= Main Ustaša Headquarters =

Croatian ruling body

The Main Ustaša Headquarters (Glavni ustaški stan - GUS) was the ruling body of the Ustaša party in the Independent State of Croatia, convened under the poglavnik, Ante Pavelić.

== Establishment ==
The Ustaše emigrants lived in many different countries, but since 1929, the most important and most numerous group was group of Ustaše emigrants in Italy, led by Ante Pavelić. The Main Ustaša Headquarters evolved from Croatian Emigrant Office (Hrvatska emigrantska kancelarija) established by Pavelić in Milan, Italy and managed by Stanko Hranilović who also used alias Stanko Đurić and was one of the closest associates of Pavelić at that time. The group of Ustaše in Italy consisted of about 500 emigrants. The Main Ustaša Headquarters was first situated in Bovegno, Italy.

== Organization ==
The Main Ustaša Headquarters consisted of poglavnik, Doglavničko vijeće, Pobočnički zbor and commissioners. It is assumed that before the World War II only Mile Budak was appointed as doglavnik (in 1934) and Marko Došen as president of the Doglavničko vijeće.

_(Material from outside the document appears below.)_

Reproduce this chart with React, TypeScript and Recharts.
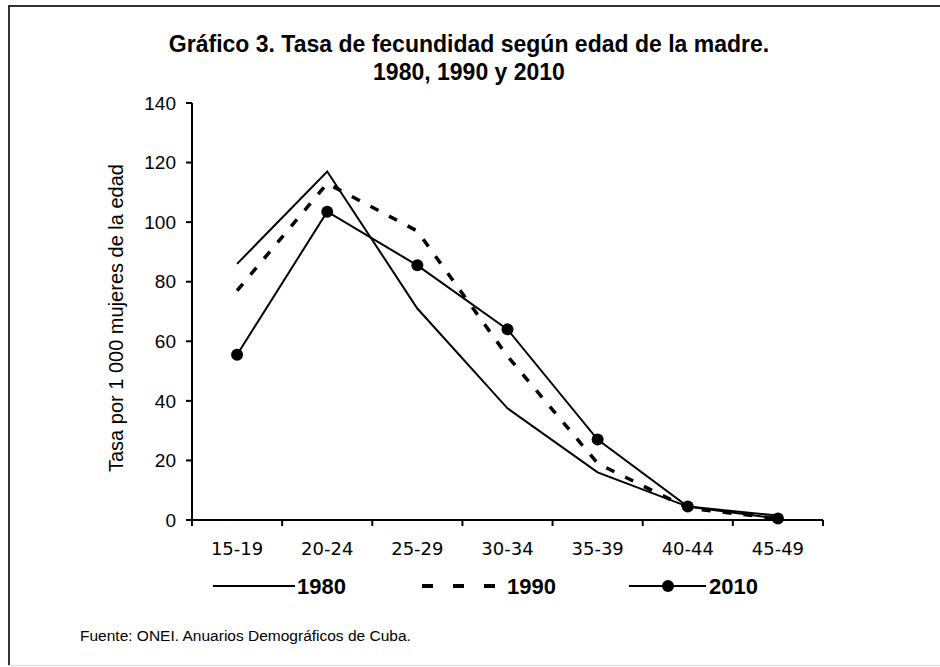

The Council of the deputy chiefs of state (Doglavničko vijeće), a body of the Main Ustaša Headquarters, was made up of no more than twelve doglavniks (deputy leaders) at any one time and no more than 7 poglavni pobočniks (adjutants). In May 1941 Pavelić signed the law which defined Main Ustaša Headquarters as supreme body of Ustaše organization.

=== Doglavničko vijeće ===
In March 1941, the members of Doglavničko vijeće were:
- Andrija Betlehem
- Mile Budak
- Marko Došen
- Slavko Kvaternik
- Luka Lešić
- Stjepan Matijević
- Ademaga Mešić

=== Pobočnički zbor ===
Besides doglavniks and their council, the Main Ustaša Headquarters had members who were adjutants (doglavni pobočnici) who constituted their own council (Pobočnički zbor) whose members were:
- Blaž Lorković
- Ivan Oršanić
- Ivan Javor
- Mijo Bzik
- Alija Šuljak
- Mira Vrličak-Dugački
- Vjekoslav Blaškov
- Hakija Hadžić

=== Commissioners ===
Besides Poglavnik, his deputies and adjutants, the leadership of the Ustaše organization had also commissioners who were appointed by poglavnik. It is important to differentiate commissioners of the Main Ustaša Headquarters from commissioners temporarily appointed as temporary authorities to establish Croatian control of certain regions.

The commissioners of the Main Ustaša Headquarters included:
- Zdenko Blažeković, a commissioner for physical education and sport
- Božo Cerovski, a commissioner for internal affairs and security
- Eugen Dido Kvaternik
- Vjekoslav Luburić
- Vilko Pećnikar
- Branko Rukavina
- Frane Miletić
- Ante Štitić
- Vlado Singer
- Vlado Herceg
- Vlado Jonić
- Franjo Laslo
- Aleksandar Seitz
- Danijel Crljen, a commissioner for education and propaganda
- Šime Cvitanović
- Mira Vrličak Dugački
- Dragan Dujmović
- Tomiša Grgić
- Marijan Šimić
- Nikola Jurišić
- Mato Jagodić
- Ivan Pregrad

== Sources ==
- Ademović, Fadil (2000). "Novinstvo i ustaška propaganda u Nezavisnoj državi Hrvatskoj: štampa i radio u Bosni i Hercegovini, 1941-1945"
- Šibl, Ivan (1967). "Zagreb 1941"
- Basta, Milan (1986). "Rat je završen 7 dana kasnije"
- Krizman, Bogdan (1983). "Ante Pavelić i ustaše"
- Kolanović, Nada Kisić (1997). "Vojskovođa i politika: sjećanja Slavka Kvaternika"
- Jelić-Butić, Fikreta (1977). "Ustaše i Nezavisna Država Hrvatska: 1941-1945"
- Matković, Hrvoje (2007). "Designirani hrvatski kralj Tomislav II."
- Peršen, Mirko (1990). "Ustaški logori"
- Stuparić, Darko (1997). "Tko je tko u NDH: Hrvatska 1941.-1945"
- Novak, Božidar (2005). "Hrvatsko novinarstvo u 20. stoljeću"
- Šipovac, Neđo (1987). "Ljeto na gori, 1941"
- Bulajić, Milan (1989). "Ustaški zločini genocida i suđenje Andriji Artukoviću 1986. godine"
- Colić, Mladen (1973). "Takozvana NDH."